I have a dataset of close to 20,000 surgical patients. The goal is to develop a risk algorithm for a particular post-operative complication so that by plugging in a number of pre-operative risk factors, the surgeon can have the risk calculated. Based on a risk cut-off, prophylactic treatment would be started at the end of surgery. This complication rate is about 20%+ so we are talking about a significant number of cases. When I get this working, we are planning a clinical trial to determine if using a risk algorithm will actually reduce the incidence.
what I have done:
a) split patients into a test group for developing the algorithm and then a confirmation group to run it against. The ratio is 2 test: 1 confirm.
b) ran multiple univariate chi-squares to see which parameters were associated with developing the condition. Most of them were ones we thought would correlate.
c) built logistic regression (manually manipulating parameters in the model) using various combinations. There are 9 factors which always show up as highly significant (based on type 3 effects and odds ratios). The Hosmer Lemeshow p-value is >0.7 while the 'c' is also > 0.71
d) probabilities run from 0 to about 0.8
e) when i combine the predicted probabilities into groups centered about a values ± 0.025 or ± 0.5, and then plot the predicted values against observed values for these patients, I get a fairly good straight line. Lower values seem to lie right on line, but higher values scatter some, although with no obvious pattern
The Problem:
The surgeons want this on an internal web site so that they can plug in the values and get a probability. I am trying to set up the code to do the calculations. I am doing something wrong, because the prob I calculate is not the same as the ip_yes value that SAS calculates.
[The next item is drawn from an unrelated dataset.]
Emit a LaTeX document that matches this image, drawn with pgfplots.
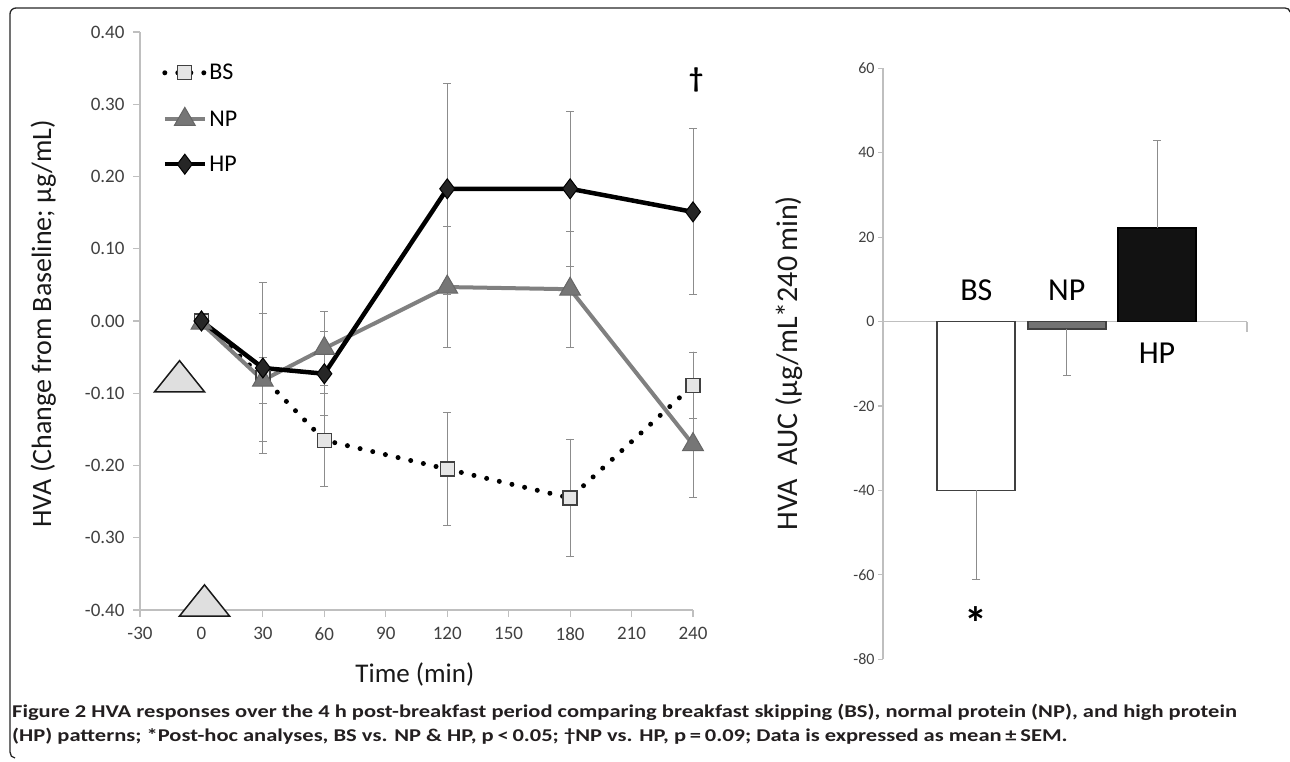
\documentclass[border=0pt]{standalone}
\usepackage{pgfplots}
\pgfplotsset{compat=1.18}
\usepackage{fontspec}
\setmainfont{Carlito}
\definecolor{axisGray}{HTML}{BFBFBF}
\definecolor{tickText}{HTML}{404040}
\definecolor{errGray}{HTML}{8C8C8C}
\definecolor{npLine}{HTML}{808080}
\definecolor{npFill}{HTML}{767676}
\definecolor{capText}{HTML}{231F20}
\newcommand{\fs}[1]{\fontsize{#1}{#1}\selectfont}

\pgfplotsset{
  hva axis/.style={
    scale only axis,
    anchor=south west,
    axis line style={axisGray, line width=1.2pt},
    tick style={axisGray, line width=1.2pt},
    tick align=outside,
    /pgf/number format/assume math mode=true,
    clip=false,
  },
  no arrows/.style={
    every inner x axis line/.append style={-},
    every outer x axis line/.append style={-},
    every inner y axis line/.append style={-},
    every outer y axis line/.append style={-},
  },
}

\begin{document}
\begin{tikzpicture}
\path[use as bounding box] (0pt,0pt) rectangle (1290pt,761pt);
% rounded frame round the figure
\draw[line width=1.3pt, black!85]
  (15pt,3pt) to[out=180,in=-90] (10pt,9pt) -- (10pt,747pt)
  to[out=90,in=180] (16pt,753pt) -- (1285pt,753pt) to[out=0,in=90] (1290pt,749pt);

% ---------- left panel: HVA change over time ----------
\begin{axis}[
  hva axis,
  at={(140pt,151pt)},
  width=553pt, height=578pt,
  xmin=-30, xmax=240, ymin=-0.4, ymax=0.4,
  axis x line*=bottom, axis y line*=left, no arrows,
  major tick length=7pt,
  xtick={-30,0,30,60,90,120,150,180,210,240},
  ytick={-0.4,-0.3,-0.2,-0.1,0,0.1,0.2,0.3,0.4},
  tick label style={font=\fs{19}, tickText},
  yticklabel style={xshift=-5pt, /pgf/number format/.cd, fixed, fixed zerofill, precision=2},
  xticklabel style={yshift=-7pt},
  xlabel={Time (min)},
  ylabel={HVA (Change from Baseline; µg/mL)},
  xlabel style={font=\fs{27}, black!90, at={(axis description cs:0.497,-0.112)}, anchor=center},
  ylabel style={font=\fs{28}, black!90, at={(axis description cs:-0.175,0.495)}, anchor=center, rotate=0},
  legend style={at={(axis description cs:0.04,0.948)}, anchor=north west,
    draw=none, fill=none, font=\fs{24}, row sep=24pt, inner sep=0pt},
  legend cell align=left,
  legend image code/.code={\draw[mark repeat=2, mark phase=2]
    plot coordinates {(0pt,0pt) (20pt,0pt) (40pt,0pt)};},
]
  % meal-time triangles
  \addplot[only marks, forget plot, mark=triangle*, mark size=28.9pt,
    mark options={yscale=0.72, fill=gray!25, draw=black!90, line width=1.5pt}]
    coordinates {(-10.7,-0.0837) (1.5,-0.394)};

  \addplot[black, line width=5pt, dash pattern=on 0pt off 13pt, line cap=round,
    mark=square*, mark size=7pt,
    mark options={solid, line width=1.3pt, fill=gray!20, draw=black!75},
    error bars/.cd, y dir=both, y explicit,
    error bar style={errGray, line width=1pt, solid},
    error mark options={rotate=90, mark size=4pt, errGray, line width=1pt}]
    coordinates {
      (0,0) +- (0,0)
      (30,-0.078) +- (0,0.089)
      (60,-0.165) +- (0,0.064)
      (120,-0.205) +- (0,0.078)
      (180,-0.245) +- (0,0.081)
      (240,-0.089) +- (0,0.046)
    };
  \addlegendentry{BS}

  \addplot[npLine, line width=4pt, mark=triangle*, mark size=12pt,
    mark options={line width=1pt, fill=npFill, draw=black!60},
    error bars/.cd, y dir=both, y explicit,
    error bar style={errGray, line width=1pt},
    error mark options={rotate=90, mark size=4pt, errGray, line width=1pt}]
    coordinates {
      (0,-0.003) +- (0,0)
      (30,-0.082) +- (0,0.032)
      (60,-0.038) +- (0,0.051)
      (120,0.047) +- (0,0.084)
      (180,0.044) +- (0,0.080)
      (240,-0.171) +- (0,0.073)
    };
  \addlegendentry{NP}

  \addplot[black, line width=4.5pt, mark=diamond*, mark size=10pt,
    mark options={line width=1pt, fill=black!85, draw=black},
    error bars/.cd, y dir=both, y explicit,
    error bar style={errGray, line width=1pt},
    error mark options={rotate=90, mark size=4pt, errGray, line width=1pt}]
    coordinates {
      (0,0) +- (0,0)
      (30,-0.065) +- (0,0.118)
      (60,-0.073) +- (0,0.058)
      (120,0.183) +- (0,0.146)
      (180,0.183) +- (0,0.107)
      (240,0.151) +- (0,0.115)
    };
  \addlegendentry{HP}

  \node[font=\fs{28}\bfseries] at (axis cs:241.5,0.334) {†};
\end{axis}

% ---------- right panel: HVA AUC ----------
\begin{axis}[
  hva axis,
  at={(883pt,101.7pt)},
  width=364pt, height=591pt,
  xmin=-1.033, xmax=2.996, ymin=-80, ymax=60,
  axis x line=middle, axis y line*=left, no arrows,
  major tick length=5pt,
  xtick=\empty,
  ytick={-80,-60,-40,-20,0,20,40,60},
  tick label style={font=\fs{16}, tickText},
  ylabel={HVA\hspace{0.45em}AUC (µg/mL*240\,min)},
  ylabel style={font=\fs{30}, black!90, at={(axis description cs:-0.258,0.501)}, anchor=center, rotate=0},
]
  \addplot[ybar, bar width=78pt, bar shift=0pt, fill=white, draw=black!75, line width=1.8pt,
    error bars/.cd, y dir=minus, y explicit,
    error bar style={errGray, line width=1pt},
    error mark options={rotate=90, mark size=4pt, errGray, line width=1pt}]
    coordinates {(0,-40.0) -= (0,21.0)};
  \addplot[ybar, bar width=78pt, bar shift=0pt, fill=black!55, draw=black!75, line width=1.8pt,
    error bars/.cd, y dir=minus, y explicit,
    error bar style={errGray, line width=1pt},
    error mark options={rotate=90, mark size=4pt, errGray, line width=1pt}]
    coordinates {(1,-1.7) -= (0,11.0)};
  \addplot[ybar, bar width=78pt, bar shift=0pt, fill=black!93, draw=black, line width=1.8pt,
    error bars/.cd, y dir=plus, y explicit,
    error bar style={errGray, line width=1pt},
    error mark options={rotate=90, mark size=4pt, errGray, line width=1pt}]
    coordinates {(2,22.2) += (0,20.7)};
  \draw[axisGray, line width=1.2pt] (axis cs:2.996,0) -- ++(0pt,-10pt);
  \node[font=\fs{32}] at (axis cs:0,7.5) {BS};
  \node[font=\fs{32}] at (axis cs:1,7.5) {NP};
  \node[font=\fs{32}] at (axis cs:2,-7.5) {HP};
  \node[font=\fs{46}\bfseries] at (axis cs:0,-71.5) {*};
\end{axis}

% ---------- caption ----------
\node[anchor=base west, font=\fs{18}\bfseries, capText, inner sep=0pt] at (12pt,44pt)
  {\scalebox{1.25}[1]{Figure 2 HVA responses over the 4 h post-breakfast period comparing breakfast skipping (BS), normal protein (NP), and high protein}};
\node[anchor=base west, font=\fs{18}\bfseries, capText, inner sep=0pt] at (12pt,20pt)
  {\scalebox{1.25}[1]{(HP) patterns; *Post-hoc analyses, BS vs. NP \& HP, p\,<\,0.05; †NP vs. HP, p\,=\,0.09; Data is expressed as mean\,±\,SEM.}};
\end{tikzpicture}
\end{document}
I take the coefficients of the parameters I am using ('estimates' from max likelihood estimates), multiply it by 0 or 1 depending on absence/presence for categorical variables, multiple it by the value (eg: age in years) for continuous values, add them up and to the intercept (let's call this value 'tot'). Then use equation:
prob = exp(tot)/(1 + exp(tot))
The calculated values are always larger than SAS scores by about 10-20%. I have done the hand calculation for several patients.
Any ideas.
Thanks in advance for the help. Sorry for lengthy posting
Morley Herbert
|